▶ [Given information]:
····················
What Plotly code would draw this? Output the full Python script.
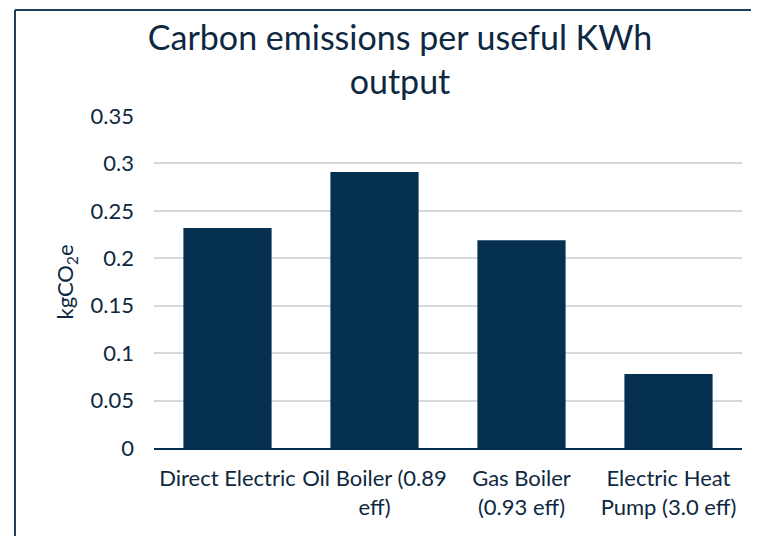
import plotly.graph_objects as go

categories = ["Direct Electric", "Oil Boiler (0.89<br>eff)", "Gas Boiler<br>(0.93 eff)", "Electric Heat<br>Pump (3.0 eff)"]
values = [0.232, 0.291, 0.219, 0.078]
y_ticks = [0, 0.05, 0.1, 0.15, 0.2, 0.25, 0.3, 0.35]
y_tick_labels = ["0", "0.05", "0.1", "0.15", "0.2", "0.25", "0.3", "0.35"]

navy = "#06304F"
text_col = "#0E2841"
font_family = "Lato, Open Sans, sans-serif"

# page has an 8px body margin; work in screen pixels and convert
OFF = 8
W, H = 759 - OFF, 536 - OFF
L, R = 154 - OFF, 759 - 742
T, B = 116 - OFF, 536 - 448
pw, ph = W - L - R, H - T - B

def px_x(sx):
    return (sx - OFF - L) / pw

def px_y(sy):
    return (H - B - (sy - OFF)) / ph

fig = go.Figure(go.Bar(
    x=categories, y=values, marker=dict(color=navy, line=dict(width=0)),
    hoverinfo="x+y",
))

fig.update_layout(
    width=W, height=H,
    margin=dict(l=L, r=R, t=T, b=B),
    paper_bgcolor="white", plot_bgcolor="white",
    bargap=0.4,
    showlegend=False,
    font=dict(family=font_family, color=text_col, size=22),
    title=dict(text="Carbon emissions per useful KWh<br>output",
               x=px_x(400), xref="paper", xanchor="center",
               yref="container", y=1 - 42 / H, yanchor="top",
               font=dict(size=34, color=text_col, family=font_family)),
    xaxis=dict(showgrid=False, showline=True, linecolor=navy, linewidth=2,
               ticks="", ticklabelstandoff=10,
               tickfont=dict(size=22, color=text_col)),
    yaxis=dict(range=[0, 0.35], tickvals=y_ticks, ticktext=y_tick_labels,
               showgrid=True, gridcolor="#D9D9D9", gridwidth=1.5,
               zeroline=False, showline=False, ticks="", ticklen=0,
               ticklabelstandoff=19,
               tickfont=dict(size=22, color=text_col),
               title=dict(text="kgCO<sub>2</sub>e", standoff=10,
                          font=dict(size=22, color=text_col))),
    shapes=[
        dict(type="line", xref="paper", yref="paper",
             x0=px_x(15), x1=px_x(15), y0=px_y(10), y1=px_y(560),
             line=dict(color="#1F3F5F", width=2)),
        dict(type="line", xref="paper", yref="paper",
             x0=px_x(15), x1=px_x(780), y0=px_y(10), y1=px_y(10),
             line=dict(color="#1F3F5F", width=2)),
    ],
)

fig.write_html("out.html")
····················
▶ [Instruction]:
Give again, word for word, every line from the top of the data through the line with "import plotly.graph_objects as go", both ends included, and exclude the pictures.

▶ [Result below]:
What Plotly code would draw this? Output the full Python script.
import plotly.graph_objects as go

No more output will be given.